When we teach girls that they are little seductive temptresses for men, they can react in a couple of ways. They can learn to sexualize their own subordination and their vulnerability, and become the best sex objects they can be, taking pleasure in getting superficial approval from men who don’t actually respect them, or they can take the opposite approach, becoming unfeminine, hiding under baggy clothes, avoiding men, or not identifying as women. Some girls decide, if that’s what women are, then I must not be one. Teaching them to cover up or get assaulted doesn’t keep them safe, and it only makes things worse, because it teaches them that they are sex objects and that they have to accept this fate and take full responsibility for how men decide to use them.

The only thing that would actually keep these girls safe is to overthrow the patriarchy. End the sexualization of girls, end the porn industry, put rapists in jail, and give women and girls control over their own bodies. These should be the goals of anyone who is trying to protect girls.


15 thoughts on “The unfortunate sexualization of schoolgirls

  1. Haha! Thanks for the apology but unnecessary 😉

    This is so gross. Being a teenager is already fraught with enough confusion, we don’t need to add to it. Once again, an example of what’s wrong with the culture, NOT the people being targeted in this story. This is also teaching EVERYONE at the school that these girls are somehow responsible for other people’s thoughts and actions.

    “I feel like a woman when someone blames me for their actions.”

    This is the same line of thinking that prompts warnings for women to go places in pairs, not go out at night, not drink too much, etc. All of it a vain attempt to control somebody else’s behavior. BARF! I’ve been abused by sadistic fucks that will twist reality to blame you for the abuse they’re perpetrating. Ugh. it’s ironic how much power society gives women when they need someone to blame but not when we need to be empowered! So, women are powerful enough to control men’s minds and actions but not powerful enough to make decisions about their own bodies, hold well-paying jobs, or receive credit when credit is due. Hmmmm. Scapegoat much?

    This is the same line of thinking that’s used in countries and religions in which women are COMPLETELY COVERED. First, it’s longer skirts….next??? Total B.S.

    Liked by 3 people

  2. Safe environment for male staff, eh?
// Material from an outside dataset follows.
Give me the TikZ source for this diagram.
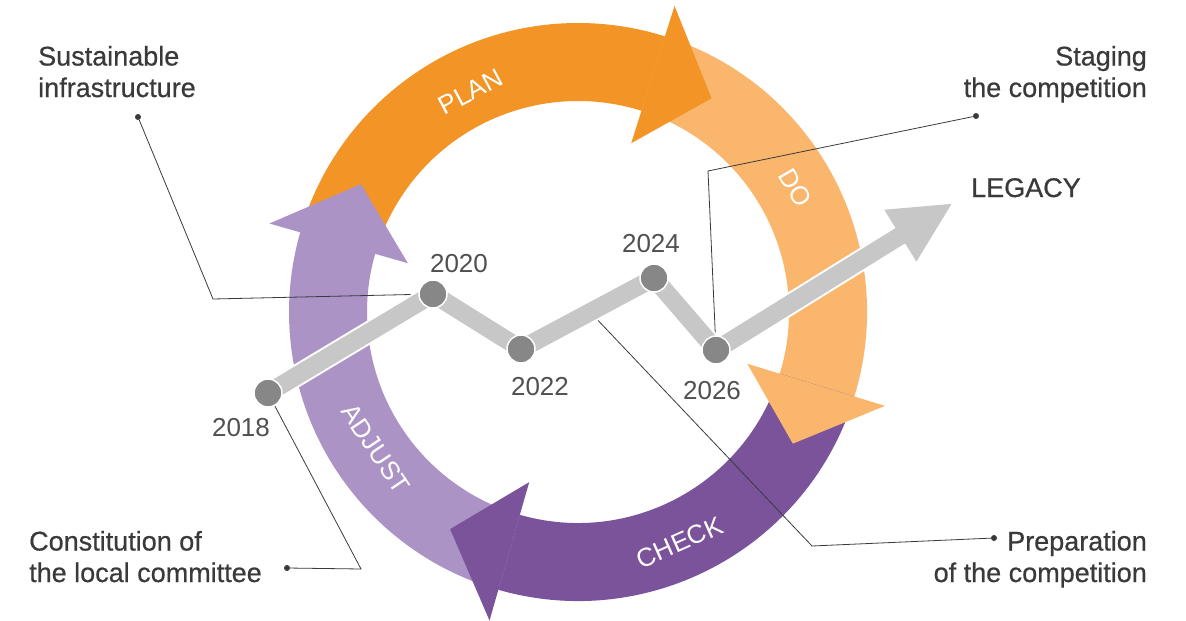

So, are their uncontrollable boners only caused by girls in years 11 or 12? Or will the girls in years 10, 9, 8, 7 be required to lengthen their skirts as well? Because the first thing this concern for the adult men said to me was that they’re a bunch of at least potential paedos.
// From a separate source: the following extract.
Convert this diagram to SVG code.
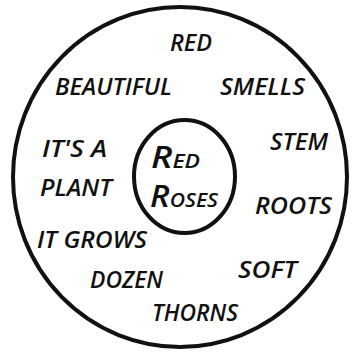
<svg xmlns="http://www.w3.org/2000/svg" width="354" height="356" viewBox="0 0 354 356">
<style>
.ring{fill:none;stroke:#111;stroke-width:4}
.t{font-family:"Open Sans","Noto Sans","Liberation Sans",sans-serif;font-style:italic;font-weight:600;font-size:24px;fill:#111}
.big{font-size:30px}
.sm{font-size:19px}
</style>
<rect width="354" height="356" fill="#fff"/>
<g id="outer-circle"><ellipse class="ring" cx="180" cy="177" rx="167" ry="170"/></g>
<g id="center">
<ellipse class="ring" cx="184.5" cy="176.5" rx="50.5" ry="56.5"/>
<text class="t" x="151" y="168" textLength="49" lengthAdjust="spacingAndGlyphs"><tspan class="big">R</tspan><tspan class="sm">ED</tspan></text>
<text class="t" x="150" y="207" textLength="68" lengthAdjust="spacingAndGlyphs"><tspan class="big">R</tspan><tspan class="sm">OSES</tspan></text>
</g>
<g id="red"><text class="t" x="170" y="51" textLength="42" lengthAdjust="spacingAndGlyphs">RED</text></g>
<g id="beautiful"><text class="t" x="55" y="95" textLength="117" lengthAdjust="spacingAndGlyphs">BEAUTIFUL</text></g>
<g id="smells"><text class="t" x="220" y="95" textLength="85" lengthAdjust="spacingAndGlyphs">SMELLS</text></g>
<g id="its-a-plant">
<text class="t" x="42" y="157" textLength="65" lengthAdjust="spacingAndGlyphs">IT'S A</text>
<text class="t" x="40" y="196" textLength="72" lengthAdjust="spacingAndGlyphs">PLANT</text>
</g>
<g id="stem"><text class="t" x="270" y="150" textLength="58" lengthAdjust="spacingAndGlyphs">STEM</text></g>
<g id="roots"><text class="t" x="255" y="214" textLength="77" lengthAdjust="spacingAndGlyphs">ROOTS</text></g>
<g id="it-grows"><text class="t" x="37" y="248" textLength="110" lengthAdjust="spacingAndGlyphs">IT GROWS</text></g>
<g id="soft"><text class="t" x="238" y="278" textLength="59" lengthAdjust="spacingAndGlyphs">SOFT</text></g>
<g id="dozen"><text class="t" x="90" y="288" textLength="73" lengthAdjust="spacingAndGlyphs">DOZEN</text></g>
<g id="thorns"><text class="t" x="152" y="321" textLength="86" lengthAdjust="spacingAndGlyphs">THORNS</text></g>
</svg>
    Seriously, does this principal know or care nothing about her female students? It’s all about the damned males. Does she not even know that it doesn’t matter how covered women and girls are, we’re still sexualised and assaulted? ::headdesk::

    Liked by 4 people

  3. I think somebody should start a “rent-a-niqab” service, and every single girl in a school where this is brought up should show up the next day in full niqab, with face-covering, and refuse to talk the whole day. I think this would both frighten and shame the school administration, the teachers and the boy students because I really don’t think western men and boys would be at all comfortable with a sea of covered girls/women. The girls could refuse to remove the coverings until administration apologizes to them for making them the problem.

    Liked by 4 people

  4. When I was 16, I was working part time as a cashier at Kentucky Fried Chicken after school and on weekends. One Sunday morning, I was sexually harassed by two male customers in their seventies. Keep in mind I was wearing a frumpy red polyester nightmare of a uniform and had absolutely no interest in men, especially men 50+ years older than me. When they wouldn’t stop, I reported it to my male supervisor. He told me to stop leading them on. When men decide to sexualize women, it won’t matter if we are naked or wearing a potato sack. It’s all about power, dehumanizing women and stroking male egos. I learned a valuable lesson that day and needless to say I didn’t work at KFC ever again.

    Liked by 5 people

  5. I’m especially concerned about the comment referencing “staff.” Which I take to mean, male teachers. If the current “work environment” is a problem for one or more of these adult males, the men who have this problem should be fired without further delay, before they have a chance to assault one of these children. Lowering the girls’ skirts an inch or two would be totally ineffective: we have a much more serious situation here, apparently.

    Liked by 4 people

  6. The is something else here, generally in Aotearoa/NZ there is very little policing of dress as such because at college (sometimes also called high school in NZ but not always), intermediate level and sometimes primary level they have uniforms with everything standardised. The schools usually have a ton of options, and I’ve checked and like the college my child goes to there is a pant option for girls as well as a skirt at this particular school. Our local college also has a sulu option (male skirt for pasifika students). The last drama was because a boy had his hair too long, even though he kept it tied up.

    There has been a recent court case involving students at a college here, see here:

    “Just three clicks through Facebook is enough. The most recent profile photo is sultry-eyed, long hair framing her face, lashes full with mascara. The next is similar, but with more cleavage. And then, there she is, just months earlier. Make-up free, no filter. A child. You can flick between them. Woman. Child. Woman. Child.

    She is 14. The cleavage shot was uploaded a few weeks before the girl and her friend sneaked out to have sex with two older boys in a parked car, at an orchard last July….”

    The girls said they consented, all the students came under Youth Law provisions, and the judge therefore said nothing to see here. Let’s not worry about any possible power differential here, or any lack of maturity on the part of the younger students and any risks to them. I even saw an article calling for lowering of the age of consent based on this, completely ignoring that the law is to stop children being exploited by adults same as the law on the age you can start work.

    In addition to this there have been a number of cases with teachers caught with images of child abuse and/or sexually abusing students, many who were employed years before much stricter screening was introduced.

    I’m wondering if we should join the dots here, it may be misplaced concerns for the safety of girls rather than straight out policing of women even though we know girls and women are never safe and as you say it’s useless window dressing that doesn’t address any substantive issues about how girls and women are treated. Uniform code is pretty much the only way to do this, they can control that, but not the behaviours of students and others. Not sure if correct, but I can’t help thinking of the two in association.